Sin embargo, en términos generales el sector privado sigue siendo el gran ausente. La abrumadora mayoría de las empresas mexicanas se ha estancado y, en muchísimos casos, han quebrado, aún cuando ésto no se haga evidente por la obsoleta, injusta y disfuncional ley sobre la materia. Es muy fácil culpar de esto a la apertura de la economía, a las tasas de interés, al gobierno o a los malos mexicanos, pero en el fondo el problema reside en la ausencia de empresarios capaces de enfrentar el problema de fondo de México, que es el de crear, desarrollar, construir y enfrentar el ingente reto de crecer, producir riqueza y generar empleos. Frente a este desafío tenemos dos cosas: un grupo de empresarios excepcionales que ha logrado crear una de las economías más dinámicas del mundo, como reflejan las exportaciones, y un mar de burócratas de la producción que no tienen idea de por dónde empezar.

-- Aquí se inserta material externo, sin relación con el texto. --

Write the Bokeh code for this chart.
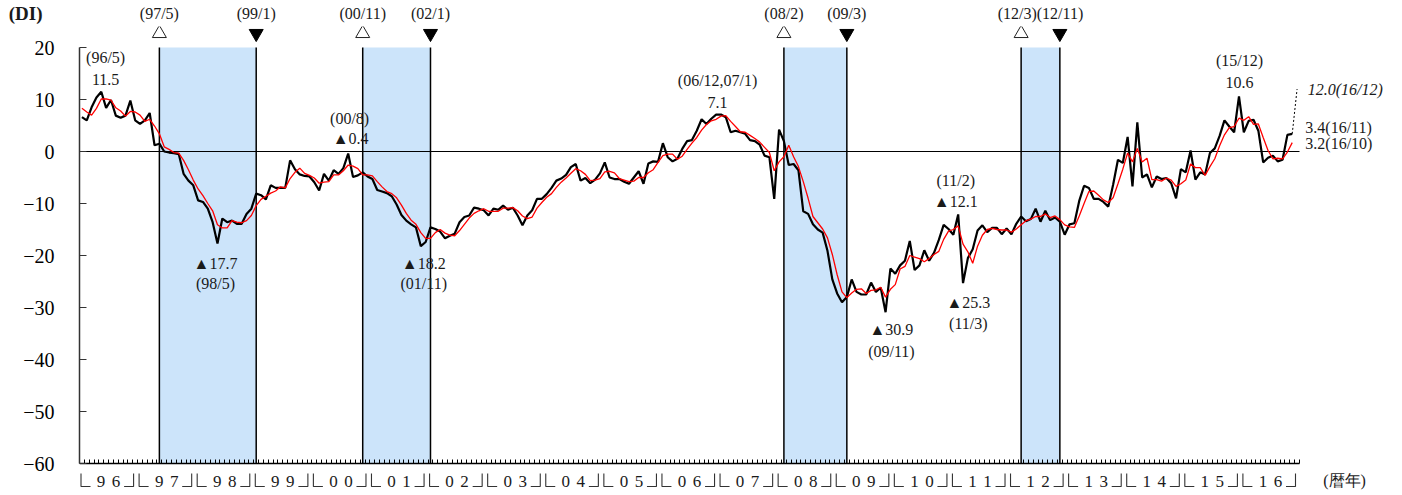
from bokeh.plotting import figure
from bokeh.layouts import column
from bokeh.models import Range1d, FixedTicker, BoxAnnotation
from bokeh.core.properties import value
from bokeh.embed import file_html
from bokeh.resources import INLINE

# ---------------- data (monthly, 1996/1 .. 2016/11) ----------------
di = [6.6, 6.0, 8.5, 10.4, 11.5, 8.4, 9.9, 6.9, 6.5, 6.9, 9.8, 6.0,
      5.3, 6.0, 7.4, 1.2, 1.5, 0.0, -0.2, -0.3, -0.5, -4.3, -5.6, -6.5,
      -9.4, -9.7, -11.0, -13.6, -17.7, -12.9, -13.6, -13.3, -13.9, -13.9, -12.0, -11.0,
      -8.1, -8.4, -9.2, -6.5, -7.0, -7.0, -7.0, -1.7, -3.4, -4.4, -4.7, -4.8,
      -5.9, -7.5, -4.3, -5.6, -3.6, -4.3, -3.2, -0.4, -4.9, -4.6, -4.0, -4.8,
      -5.3, -7.4, -7.7, -8.0, -8.6, -10.2, -12.2, -13.3, -14.0, -14.6, -18.2, -17.4,
      -14.6, -14.9, -15.4, -16.7, -16.2, -15.8, -13.6, -12.6, -12.3, -10.8, -11.0, -11.3,
      -12.3, -11.0, -11.2, -10.4, -11.2, -10.8, -12.3, -14.2, -12.3, -11.3, -9.1, -9.1,
      -8.2, -7.0, -5.6, -5.2, -4.5, -3.0, -2.4, -5.6, -5.1, -6.1, -5.4, -4.2,
      -2.1, -5.0, -5.3, -5.3, -5.8, -6.2, -5.0, -3.8, -6.2, -2.3, -1.9, -2.0,
      1.6, -1.1, -1.9, -1.4, 0.5, 2.0, 2.2, 4.0, 6.2, 5.3, 6.3, 7.1,
      7.1, 6.6, 3.7, 4.0, 3.7, 3.4, 2.2, 2.0, 1.3, -0.8, -1.1, -9.1,
      4.2, 2.0, -2.6, -2.4, -3.6, -11.5, -12.0, -14.0, -15.0, -15.6, -19.1, -24.6,
      -27.3, -29.0, -28.0, -24.6, -27.0, -27.5, -27.5, -25.2, -27.0, -26.2, -30.9, -22.5,
      -23.5, -21.9, -21.0, -17.2, -22.8, -21.9, -19.0, -21.0, -19.5, -17.0, -14.1, -14.9,
      -16.0, -12.1, -25.3, -20.5, -18.8, -15.2, -14.2, -15.5, -14.7, -14.7, -15.9, -14.8,
      -15.9, -13.9, -12.5, -13.4, -13.0, -11.0, -13.5, -11.4, -13.2, -12.7, -13.5, -16.0,
      -14.0, -13.8, -9.5, -6.6, -7.0, -9.1, -9.1, -9.7, -10.6, -6.4, -1.6, -2.2,
      2.8, -6.7, 5.6, -5.0, -4.4, -6.9, -4.8, -5.3, -5.1, -6.1, -9.0, -3.4,
      -4.0, 0.2, -5.4, -4.0, -4.4, -0.3, 0.6, 3.0, 6.0, 4.8, 3.7, 10.6,
      3.7, 5.9, 6.1, 4.0, -2.1, -1.2, -0.8, -1.9, -1.6, 3.2, 3.4]

ma3 = [8.3, 7.6, 7.0, 8.3, 10.1, 10.1, 9.9, 8.4, 7.8, 6.8, 7.7, 7.6,
       7.0, 5.8, 6.2, 4.9, 3.4, 0.9, 0.4, -0.2, -0.3, -1.7, -3.5, -5.5,
       -7.2, -8.5, -10.0, -11.4, -14.1, -14.7, -14.7, -13.3, -13.6, -13.7, -13.3, -12.3,
       -10.4, -9.2, -8.6, -8.0, -7.6, -6.8, -7.0, -5.2, -4.0, -3.2, -4.2, -4.6,
       -5.1, -6.1, -5.9, -5.8, -4.5, -4.5, -3.7, -2.6, -2.8, -3.3, -4.5, -4.5,
       -4.7, -5.8, -6.8, -7.7, -8.1, -8.9, -10.3, -11.9, -13.2, -14.0, -15.6, -16.7,
       -16.7, -15.6, -15.0, -15.7, -16.1, -16.2, -15.2, -14.0, -12.8, -11.9, -11.4, -11.0,
       -11.5, -11.5, -11.5, -10.9, -10.9, -10.8, -11.4, -12.4, -12.9, -12.6, -10.9, -9.8,
       -8.8, -8.1, -6.9, -5.9, -5.1, -4.2, -3.3, -3.7, -4.4, -5.6, -5.5, -5.2,
       -3.9, -3.8, -4.1, -5.2, -5.5, -5.8, -5.7, -5.0, -5.0, -4.1, -3.5, -2.1,
       -0.8, -0.5, -0.5, -1.5, -0.9, 0.4, 1.6, 2.7, 4.1, 5.2, 5.9, 6.2,
       6.8, 6.9, 5.8, 4.8, 3.8, 3.7, 3.1, 2.5, 1.8, 0.8, -0.2, -3.7,
       -2.0, -1.0, 1.2, -1.0, -2.9, -5.8, -9.0, -12.5, -13.7, -14.9, -16.6, -19.8,
       -23.7, -27.0, -28.1, -27.2, -26.5, -26.4, -27.3, -26.7, -26.6, -26.1, -28.0, -26.5,
       -25.6, -22.6, -22.1, -20.0, -20.3, -20.6, -21.2, -20.6, -19.8, -19.2, -16.9, -15.3,
       -15.0, -14.3, -17.8, -19.3, -21.5, -18.2, -16.1, -15.0, -14.8, -15.0, -15.1, -15.1,
       -15.5, -14.9, -14.1, -13.3, -13.0, -12.5, -12.5, -12.0, -12.7, -12.4, -13.1, -14.1,
       -14.5, -14.6, -12.4, -10.0, -7.7, -7.6, -8.4, -9.3, -9.8, -8.9, -6.2, -3.4,
       -0.3, -2.0, 0.6, -2.0, -1.3, -5.4, -5.4, -5.7, -5.1, -5.5, -6.7, -6.2,
       -5.5, -2.4, -3.1, -3.1, -4.6, -2.9, -1.4, 1.1, 3.2, 4.6, 4.8, 6.4,
       6.0, 6.7, 5.2, 5.3, 2.7, 0.2, -1.4, -1.3, -1.4, -0.1, 1.7]

months = list(range(len(di)))          # 0 = 1996/1
forecast_x = [250, 251]                # 16/11 -> 16/12 (forecast)
forecast_y = [3.4, 12.0]

year_labels = ["96", "97", "98", "99", "00", "01", "02", "03", "04", "05", "06",
               "07", "08", "09", "10", "11", "12", "13", "14", "15", "16"]

peak_months = [16, 58, 145, 194]       # 97/5, 00/11, 08/2, 12/3
trough_months = [36, 72, 158, 202]     # 99/1, 02/1, 09/3, 12/11
turn_x = [16, 36, 58, 72, 145, 158, 198]
turn_labels = ["(97/5)", "(99/1)", "(00/11)", "(02/1)", "(08/2)", "(09/3)", "(12/3)(12/11)"]

y_ticks = [-60, -50, -40, -30, -20, -10, 0, 10, 20]

# ---------------- layout constants ----------------
SERIF = "Liberation Serif"
TXT = "#1a1a1a"
N_SLOTS = 252
PX = 1220 / N_SLOTS                    # pixels per month
PY = 416 / 80                          # pixels per DI point
X0 = -0.5
X_END = X0 + 1323 / PX                 # frames reach the right edge of the page
TOP_H = 26                             # top strip height (px)
Y_TOP = 20 + (47 - TOP_H) / PY         # main frame starts just under the top strip
Y_BOT = -60 - (495 - 463) / PY         # main frame reaches the bottom of the page


def below(px):
    """data y for a point px pixels below the -60 axis line"""
    return -60 - px / PY


# ======================= top strip =======================
pt = figure(frame_width=1323, frame_height=TOP_H, x_range=Range1d(X0, X_END),
            y_range=Range1d(TOP_H, 0), x_axis_location=None,
            min_border_left=79, min_border_right=0, min_border_top=0,
            min_border_bottom=0, output_backend="svg", toolbar_location=None)
pt.grid.visible = False
pt.outline_line_color = None
pt.text(x=turn_x, y=[13] * len(turn_x), text=turn_labels, text_align="center",
        text_baseline="middle", text_font=value(SERIF), text_font_size="16px",
        text_color=TXT)
ya = pt.yaxis[0]
ya.ticker = FixedTicker(ticks=[])
ya.bounds = (15, 17)
ya.axis_line_color = None
ya.major_tick_line_color = None
ya.minor_tick_line_color = None
ya.axis_label = "(DI)"
ya.axis_label_orientation = "horizontal"
ya.axis_label_standoff = 37
ya.axis_label_text_font = SERIF
ya.axis_label_text_font_style = "bold"
ya.axis_label_text_font_size = "19px"
ya.axis_label_text_color = TXT

# ======================= main chart =======================
p = figure(frame_width=1323, frame_height=495 - TOP_H,
           x_range=Range1d(X0, X_END), y_range=Range1d(Y_BOT, Y_TOP),
           min_border_left=79, min_border_right=0, min_border_top=0,
           min_border_bottom=0, output_backend="svg", toolbar_location=None)
p.grid.visible = False
p.outline_line_color = None

for a, b in zip(peak_months, trough_months):
    p.add_layout(BoxAnnotation(left=a, right=b, top=20, bottom=-60,
                               fill_color="#cce4fa", fill_alpha=1.0,
                               line_alpha=0, level="underlay"))
turns = peak_months + trough_months
p.segment(x0=turns, y0=[-60] * len(turns), x1=turns, y1=[20] * len(turns),
          line_color="black", line_width=1.5)
p.segment(x0=[months[0] - 0.5], y0=[0], x1=[months[-1] + 1.5], y1=[0],
          line_color="black", line_width=1.2)

# turning point markers (above the plotting area)
tri_y = 20 + (47 - 33) / PY
p.scatter(x=peak_months, y=[tri_y] * len(peak_months), marker="triangle", size=14,
          fill_color="white", line_color="#222222", line_width=1)
p.scatter(x=trough_months, y=[tri_y] * len(trough_months), marker="inverted_triangle",
          size=14, fill_color="black", line_color="black", line_width=1)

p.line(months, di, line_color="black", line_width=2.2)
p.line(months, ma3, line_color="#ff0000", line_width=1.3)
p.line(forecast_x, forecast_y, line_color="black", line_width=1, line_dash="2 2")

# axes
p.xaxis.fixed_location = -60
p.xaxis.bounds = (X0, X0 + N_SLOTS)
p.xaxis.ticker = FixedTicker(ticks=[X0 + i for i in range(N_SLOTS + 1)])
p.xaxis.major_label_overrides = {X0 + i: "" for i in range(N_SLOTS + 1)}
p.xaxis.major_label_text_font_size = "1px"
p.xaxis.major_label_standoff = 0
p.xaxis.major_tick_in = 4
p.xaxis.major_tick_out = 0
p.xaxis.minor_tick_line_color = None
p.xaxis.axis_line_color = "black"
p.xaxis.axis_line_width = 1.5
p.xaxis.major_tick_line_color = "black"

p.yaxis.bounds = (-60, 20)
p.yaxis.ticker = FixedTicker(ticks=y_ticks)
p.yaxis.major_label_overrides = {t: str(t).replace("-", "\u2212") for t in y_ticks}
p.yaxis.major_tick_in = 7
p.yaxis.major_tick_out = 0
p.yaxis.minor_tick_line_color = None
p.yaxis.axis_line_color = "#333333"
p.yaxis.axis_line_width = 1.5
p.yaxis.major_tick_line_color = "#333333"
p.yaxis.major_label_standoff = 25
p.yaxis.major_label_text_font = SERIF
p.yaxis.major_label_text_font_size = "20px"
p.yaxis.major_label_text_color = "black"

# value annotations
ann_x = [4.9, 4.9, 55.3, 55.5, 27.6, 27.6, 70.6, 70.6, 131.3, 131.3,
         167.2, 167.2, 180.5, 180.5, 183.1, 183.1, 239.1, 239.1]
ann_y = [18.1, 13.8, 6.3, 2.5, -21.5, -25.4, -21.5, -25.4, 13.7, 9.4,
         -34.2, -38.5, -5.6, -9.6, -29.0, -33.1, 17.5, 13.3]
ann_t = ["(96/5)", "11.5", "(00/8)", "\u25b20.4", "\u25b217.7", "(98/5)",
         "\u25b218.2", "(01/11)", "(06/12,07/1)", "7.1", "\u25b230.9", "(09/11)",
         "(11/2)", "\u25b212.1", "\u25b225.3", "(11/3)", "(15/12)", "10.6"]
p.text(x=ann_x, y=ann_y, text=ann_t, text_align="center", text_baseline="middle",
       text_font=value(SERIF), text_font_size="16px", text_color=TXT)

p.text(x=[253.2], y=[11.9], text=["12.0(16/12)"], text_align="left",
       text_baseline="middle", text_font=value(SERIF), text_font_style="italic",
       text_font_size="16px", text_color=TXT)
p.text(x=[252.7, 252.7], y=[4.6, 1.5], text=["3.4(16/11)", "3.2(16/10)"],
       text_align="left", text_baseline="middle", text_font=value(SERIF),
       text_font_size="16px", text_color=TXT)

# year labels  └ 9 6 ┘  under the axis
dig_x, dig_t, br_xs, br_ys = [], [], [], []
half = 7.5 / PX
for k, yl in enumerate(year_labels):
    start = X0 + 12 * k
    end = start + 12
    c = start + 6
    dig_x += [c - half, c + half]
    dig_t += [yl[0], yl[1]]
    lx = start + 1.5 / PX
    br_xs.append([lx, lx, lx + 9.5 / PX])
    br_ys.append([below(10), below(23), below(23)])
    rx = end - 4 / PX
    br_xs.append([rx - 9.5 / PX, rx, rx])
    br_ys.append([below(23), below(23), below(10)])
p.text(x=dig_x, y=[below(18)] * len(dig_x), text=dig_t, text_align="center",
       text_baseline="middle", text_font=value(SERIF), text_font_size="17px",
       text_color=TXT)
p.multi_line(xs=br_xs, ys=br_ys, line_color="#333333", line_width=1.1)
p.text(x=[X0 + (1344 - 79) / PX], y=[below(17)], text=["(暦年)"], text_align="center",
       text_baseline="middle", text_font=value(SERIF),
       text_font_size="16px", text_color=TXT)

layout = column(pt, p, spacing=0)
open("out.html", "w").write(file_html(layout, INLINE))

Los empresarios exitosos son lo mismo chicos que grandes y se encuentran en todos los sectores y ramas de la economía. En lugar de quejarse o de esperar que les digan por donde, estos empresarios se han dedicado a elevar la productividad, a mejorar sus productos y a encontrar mercados para ellos. Aunque tienen muchas razones válidas para quejarse del gobierno, prefieren dedicar su tiempo a ver cómo elevan su producción y rentabilidad. Por otra parte, los empresarios estancados se quejan, demandan apoyos del gobierno y se hacen representar por otros iguales que ellos en las cámaras. Este grupo sabe todas las razones por las que nada se puede hacer y siempre está más dispuesto a buscar un subsidio, un permiso o un pedido amañado por parte del gobierno con lo que confirma su carácter de gestor, mas no de empresario.
Los empresarios excepcionales que hay en el país son verdaderamente impresionantes. Igual se trata de algunas grandes empresas que de infinidad de pequeñas. El común denominador es que son eso, empresarios. Se dedican a ver cómo hacer cosas en lugar de a justificar su incapacidad de lograrlo. Como país, necesitamos un millón de esos empresarios. Lo que tenemos es un número creciente de «islas de productividad» que han logrado producir como nunca antes, pero siguen siendo islas. La pregunta es cómo promover la rápida conversión de esos que se decían -o dicen- empresarios, pero que no han sido más que meros gestores de la producción.
Claramente la situación política no ayuda, la complejidad de los requisitos fiscales y municipales es siempre un obstáculo y la burocracia siempre va a preferir complicar que simplificar. Esas son, sin embargo, restricciones relativamente menores en comparación a las limitaciones autoimpuestas por los propios empresarios. Mientras sea más fácil quejarse que hacer algo al respecto, la mayoría de esos productores seguramente se mantendrá quejándose. Sin embargo, ese es el peor mundo posible para el país. Si la economía mexicana va a salir adelante es porque habrá verdaderos empresarios capaces de emprender y crear, lo que hoy no es obvio.